* **Problem description**: Reproduce the listing below without changes, except that pictures are left out.

* **Provided data**:

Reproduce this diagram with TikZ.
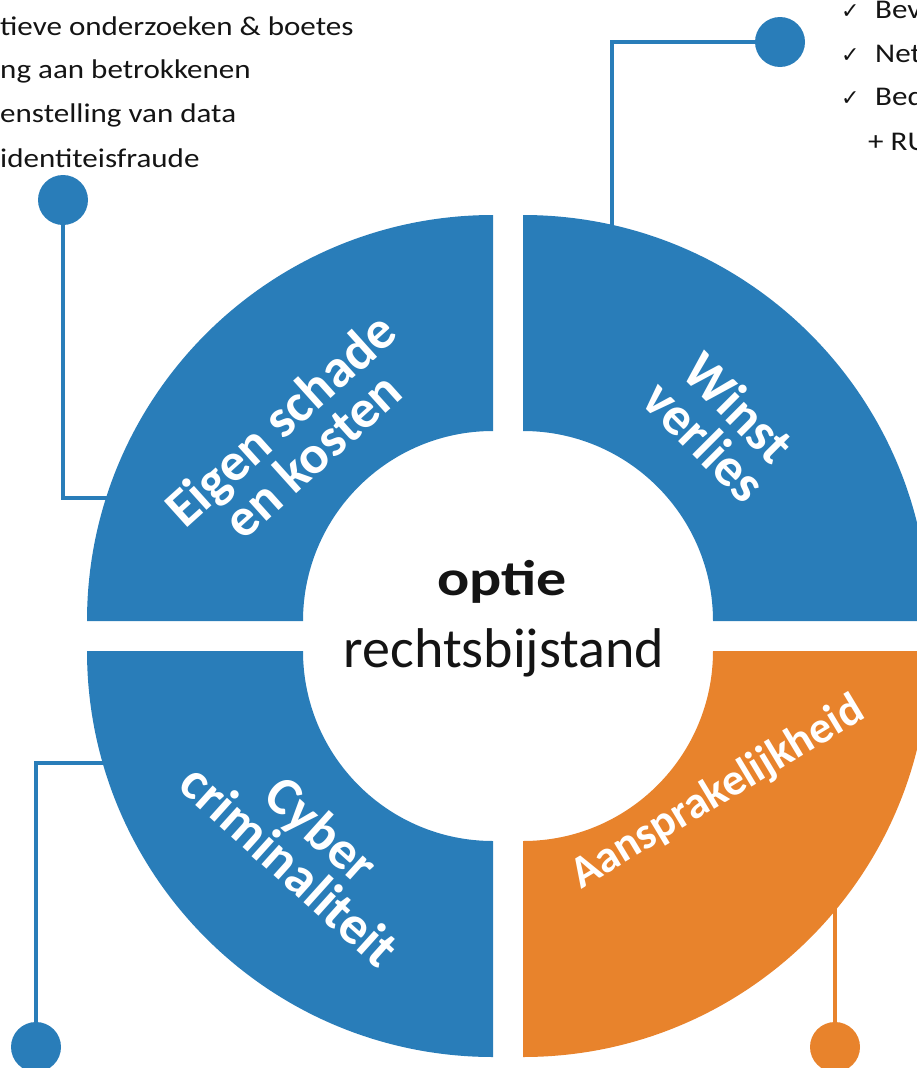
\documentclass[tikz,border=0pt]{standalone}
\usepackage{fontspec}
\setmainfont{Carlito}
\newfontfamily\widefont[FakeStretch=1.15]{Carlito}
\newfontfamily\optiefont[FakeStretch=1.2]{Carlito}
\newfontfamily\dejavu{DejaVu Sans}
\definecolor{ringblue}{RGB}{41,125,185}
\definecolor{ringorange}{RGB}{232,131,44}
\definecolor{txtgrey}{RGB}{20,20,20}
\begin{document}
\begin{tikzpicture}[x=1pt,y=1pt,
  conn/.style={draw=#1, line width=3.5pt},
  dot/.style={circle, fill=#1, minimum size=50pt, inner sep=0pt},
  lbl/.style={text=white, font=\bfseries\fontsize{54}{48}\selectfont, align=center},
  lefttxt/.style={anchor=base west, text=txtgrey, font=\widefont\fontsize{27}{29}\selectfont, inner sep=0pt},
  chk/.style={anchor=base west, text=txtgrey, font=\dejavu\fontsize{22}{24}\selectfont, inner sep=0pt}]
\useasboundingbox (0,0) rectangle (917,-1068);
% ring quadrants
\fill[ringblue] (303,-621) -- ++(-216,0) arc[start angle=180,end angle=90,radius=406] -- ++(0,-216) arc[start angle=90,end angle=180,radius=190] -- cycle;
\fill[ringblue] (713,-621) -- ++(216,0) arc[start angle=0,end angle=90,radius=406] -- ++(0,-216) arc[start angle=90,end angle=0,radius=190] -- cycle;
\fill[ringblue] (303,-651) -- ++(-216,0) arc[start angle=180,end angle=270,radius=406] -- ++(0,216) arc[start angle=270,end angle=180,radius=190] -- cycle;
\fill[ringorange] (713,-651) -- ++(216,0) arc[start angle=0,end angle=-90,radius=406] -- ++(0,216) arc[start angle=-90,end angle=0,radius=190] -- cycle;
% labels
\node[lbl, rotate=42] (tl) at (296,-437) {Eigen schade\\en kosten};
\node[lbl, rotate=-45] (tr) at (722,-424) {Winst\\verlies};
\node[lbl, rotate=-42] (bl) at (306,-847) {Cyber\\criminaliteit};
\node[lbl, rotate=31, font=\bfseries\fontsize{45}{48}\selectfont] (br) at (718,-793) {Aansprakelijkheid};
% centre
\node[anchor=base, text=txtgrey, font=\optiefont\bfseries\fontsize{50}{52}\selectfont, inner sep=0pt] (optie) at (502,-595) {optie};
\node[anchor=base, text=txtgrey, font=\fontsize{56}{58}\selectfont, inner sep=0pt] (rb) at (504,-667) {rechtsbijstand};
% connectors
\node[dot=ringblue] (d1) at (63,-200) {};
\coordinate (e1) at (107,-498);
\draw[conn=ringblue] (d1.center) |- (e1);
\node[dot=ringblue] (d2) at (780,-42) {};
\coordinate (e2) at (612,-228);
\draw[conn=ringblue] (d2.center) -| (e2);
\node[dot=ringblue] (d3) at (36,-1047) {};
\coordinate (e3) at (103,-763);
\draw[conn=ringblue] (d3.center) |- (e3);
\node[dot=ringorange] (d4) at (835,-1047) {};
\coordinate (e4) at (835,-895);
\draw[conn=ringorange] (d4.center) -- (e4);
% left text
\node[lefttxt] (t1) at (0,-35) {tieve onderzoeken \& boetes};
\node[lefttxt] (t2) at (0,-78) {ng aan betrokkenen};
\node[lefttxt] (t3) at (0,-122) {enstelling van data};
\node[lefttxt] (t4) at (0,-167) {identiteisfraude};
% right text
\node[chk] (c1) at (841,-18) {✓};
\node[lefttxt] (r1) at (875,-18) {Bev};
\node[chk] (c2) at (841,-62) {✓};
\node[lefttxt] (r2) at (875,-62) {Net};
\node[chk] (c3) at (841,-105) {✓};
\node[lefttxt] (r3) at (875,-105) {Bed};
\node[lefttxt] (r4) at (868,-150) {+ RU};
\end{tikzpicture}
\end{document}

* **Result of this exercise**:
Reproduce this diagram with TikZ.
\documentclass[tikz,border=0pt]{standalone}
\usepackage{fontspec}
\setmainfont{Carlito}
\newfontfamily\widefont[FakeStretch=1.15]{Carlito}
\newfontfamily\optiefont[FakeStretch=1.2]{Carlito}
\newfontfamily\dejavu{DejaVu Sans}
\definecolor{ringblue}{RGB}{41,125,185}
\definecolor{ringorange}{RGB}{232,131,44}
\definecolor{txtgrey}{RGB}{20,20,20}
\begin{document}
\begin{tikzpicture}[x=1pt,y=1pt,
  conn/.style={draw=#1, line width=3.5pt},
  dot/.style={circle, fill=#1, minimum size=50pt, inner sep=0pt},
  lbl/.style={text=white, font=\bfseries\fontsize{54}{48}\selectfont, align=center},
  lefttxt/.style={anchor=base west, text=txtgrey, font=\widefont\fontsize{27}{29}\selectfont, inner sep=0pt},
  chk/.style={anchor=base west, text=txtgrey, font=\dejavu\fontsize{22}{24}\selectfont, inner sep=0pt}]
\useasboundingbox (0,0) rectangle (917,-1068);
% ring quadrants
\fill[ringblue] (303,-621) -- ++(-216,0) arc[start angle=180,end angle=90,radius=406] -- ++(0,-216) arc[start angle=90,end angle=180,radius=190] -- cycle;
\fill[ringblue] (713,-621) -- ++(216,0) arc[start angle=0,end angle=90,radius=406] -- ++(0,-216) arc[start angle=90,end angle=0,radius=190] -- cycle;
\fill[ringblue] (303,-651) -- ++(-216,0) arc[start angle=180,end angle=270,radius=406] -- ++(0,216) arc[start angle=270,end angle=180,radius=190] -- cycle;
\fill[ringorange] (713,-651) -- ++(216,0) arc[start angle=0,end angle=-90,radius=406] -- ++(0,216) arc[start angle=-90,end angle=0,radius=190] -- cycle;
% labels
\node[lbl, rotate=42] (tl) at (296,-437) {Eigen schade\\en kosten};
\node[lbl, rotate=-45] (tr) at (722,-424) {Winst\\verlies};
\node[lbl, rotate=-42] (bl) at (306,-847) {Cyber\\criminaliteit};
\node[lbl, rotate=31, font=\bfseries\fontsize{45}{48}\selectfont] (br) at (718,-793) {Aansprakelijkheid};
% centre
\node[anchor=base, text=txtgrey, font=\optiefont\bfseries\fontsize{50}{52}\selectfont, inner sep=0pt] (optie) at (502,-595) {optie};
\node[anchor=base, text=txtgrey, font=\fontsize{56}{58}\selectfont, inner sep=0pt] (rb) at (504,-667) {rechtsbijstand};
% connectors
\node[dot=ringblue] (d1) at (63,-200) {};
\coordinate (e1) at (107,-498);
\draw[conn=ringblue] (d1.center) |- (e1);
\node[dot=ringblue] (d2) at (780,-42) {};
\coordinate (e2) at (612,-228);
\draw[conn=ringblue] (d2.center) -| (e2);
\node[dot=ringblue] (d3) at (36,-1047) {};
\coordinate (e3) at (103,-763);
\draw[conn=ringblue] (d3.center) |- (e3);
\node[dot=ringorange] (d4) at (835,-1047) {};
\coordinate (e4) at (835,-895);
\draw[conn=ringorange] (d4.center) -- (e4);
% left text
\node[lefttxt] (t1) at (0,-35) {tieve onderzoeken \& boetes};
\node[lefttxt] (t2) at (0,-78) {ng aan betrokkenen};
\node[lefttxt] (t3) at (0,-122) {enstelling van data};
\node[lefttxt] (t4) at (0,-167) {identiteisfraude};
% right text
\node[chk] (c1) at (841,-18) {✓};
\node[lefttxt] (r1) at (875,-18) {Bev};
\node[chk] (c2) at (841,-62) {✓};
\node[lefttxt] (r2) at (875,-62) {Net};
\node[chk] (c3) at (841,-105) {✓};
\node[lefttxt] (r3) at (875,-105) {Bed};
\node[lefttxt] (r4) at (868,-150) {+ RU};
\end{tikzpicture}
\end{document}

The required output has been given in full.